_What this task involves_.
Set down, exactly as written, the lines from the top of the data to the line that holds "if (!ctx) return;", and omit the pictures.

_Information shown_.
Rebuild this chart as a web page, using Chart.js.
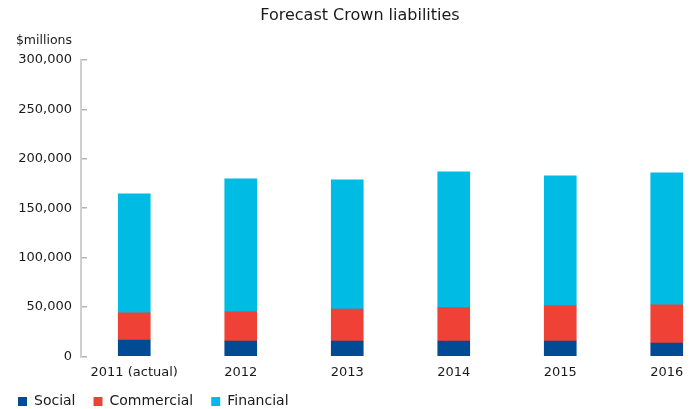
<!DOCTYPE html>
<html>
<head>
<meta charset="utf-8">
<title>Forecast Crown liabilities</title>
<script src="https://cdn.jsdelivr.net/npm/chart.js@4/dist/chart.umd.min.js"></script>
<style>
    html, body { margin: 0; padding: 0; background: #fff; overflow: hidden; }
    canvas { display: block; }
</style>
</head>
<body>
<canvas id="liabilitiesChart" width="720" height="409"></canvas>
<script>
// 年度与各类负债（百万元）
const years = ['2011 (actual)', '2012', '2013', '2014', '2015', '2016'];
const social = [16500, 15500, 15500, 15500, 15500, 13500];
const commercial = [27400, 29400, 32400, 33800, 35800, 38500];
const financial = [120600, 134800, 130800, 137500, 131400, 133800];

const yMax = 300000;
const yStep = 50000;

const FONT = 'DejaVu Sans';
const TEXT = '#1a1a1a';

// 纵轴顶部的单位文字
const unitLabel = {
    id: 'unitLabel',
    afterDraw(chart) {
        const ctx = chart.ctx;
        const y = chart.scales.y;
        ctx.save();
        ctx.font = '12.5px "' + FONT + '"';
        ctx.fillStyle = TEXT;
        ctx.textAlign = 'right';
        ctx.textBaseline = 'alphabetic';
        ctx.fillText('$millions', y.right - 9, 44);
        ctx.restore();
    }
};

function createChart() {
    const ctx = document.getElementById('liabilitiesChart');
    if (!ctx) return;

    return new Chart(ctx, {
        type: 'bar',
        data: {
            labels: years,
            datasets: [
                {
                    label: 'Social',
                    data: social,
                    backgroundColor: 'rgb(0, 75, 147)',
                    borderWidth: 0,
                    barThickness: 32
                },
                {
                    label: 'Commercial',
                    data: commercial,
                    backgroundColor: 'rgb(239, 65, 54)',
                    borderWidth: 0,
                    barThickness: 32
                },
                {
                    label: 'Financial',
                    data: financial,
                    backgroundColor: 'rgb(0, 187, 228)',
                    borderWidth: 0,
                    barThickness: 32
                }
            ]
        },
        options: {
            responsive: false,
            animation: false,
            devicePixelRatio: 1,
            layout: {
                padding: 0
            },
            plugins: {
                title: {
                    display: true,
                    text: 'Forecast Crown liabilities',
                    color: TEXT,
                    font: { family: FONT, size: 16, weight: 'normal' },
                    padding: { top: 6, bottom: 34.8 }
                },
                legend: {
                    display: true,
                    position: 'bottom',
                    align: 'start',
                    maxHeight: 32.5,
                    labels: {
                        boxWidth: 9,
                        boxHeight: 9,
                        padding: 18,
                        color: TEXT,
                        font: { family: FONT, size: 14 }
                    }
                },
                tooltip: { enabled: false }
            },
            scales: {
                x: {
                    stacked: true,
                    afterFit(scale) { scale.height = 20.2; },
                    grid: { display: false, drawTicks: false },
                    border: { display: false },
                    ticks: {
                        padding: 9,
                        color: TEXT,
                        font: { family: FONT, size: 13 },
                        maxRotation: 0
                    }
                },
                y: {
                    stacked: true,
                    min: 0,
                    max: yMax,
                    afterFit(scale) { scale.width = 81; },
                    grid: {
                        drawOnChartArea: false,
                        drawTicks: true,
                        tickLength: -6,
                        color: '#b4b4b4',
                        lineWidth: 1.5
                    },
                    border: {
                        display: true,
                        color: '#cfcfcf',
                        width: 2
                    },
                    ticks: {
                        stepSize: yStep,
                        padding: 15,
                        color: TEXT,
                        font: { family: FONT, size: 13 },
                        callback: v => v.toLocaleString('en-US')
                    }
                }
            }
        },
        plugins: [unitLabel]
    });
}

createChart();
</script>
</body>
</html>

_Response to this exercise_.
Rebuild this chart as a web page, using Chart.js.
<!DOCTYPE html>
<html>
<head>
<meta charset="utf-8">
<title>Forecast Crown liabilities</title>
<script src="https://cdn.jsdelivr.net/npm/chart.js@4/dist/chart.umd.min.js"></script>
<style>
    html, body { margin: 0; padding: 0; background: #fff; overflow: hidden; }
    canvas { display: block; }
</style>
</head>
<body>
<canvas id="liabilitiesChart" width="720" height="409"></canvas>
<script>
// 年度与各类负债（百万元）
const years = ['2011 (actual)', '2012', '2013', '2014', '2015', '2016'];
const social = [16500, 15500, 15500, 15500, 15500, 13500];
const commercial = [27400, 29400, 32400, 33800, 35800, 38500];
const financial = [120600, 134800, 130800, 137500, 131400, 133800];

const yMax = 300000;
const yStep = 50000;

const FONT = 'DejaVu Sans';
const TEXT = '#1a1a1a';

// 纵轴顶部的单位文字
const unitLabel = {
    id: 'unitLabel',
    afterDraw(chart) {
        const ctx = chart.ctx;
        const y = chart.scales.y;
        ctx.save();
        ctx.font = '12.5px "' + FONT + '"';
        ctx.fillStyle = TEXT;
        ctx.textAlign = 'right';
        ctx.textBaseline = 'alphabetic';
        ctx.fillText('$millions', y.right - 9, 44);
        ctx.restore();
    }
};

function createChart() {
    const ctx = document.getElementById('liabilitiesChart');
    if (!ctx) return;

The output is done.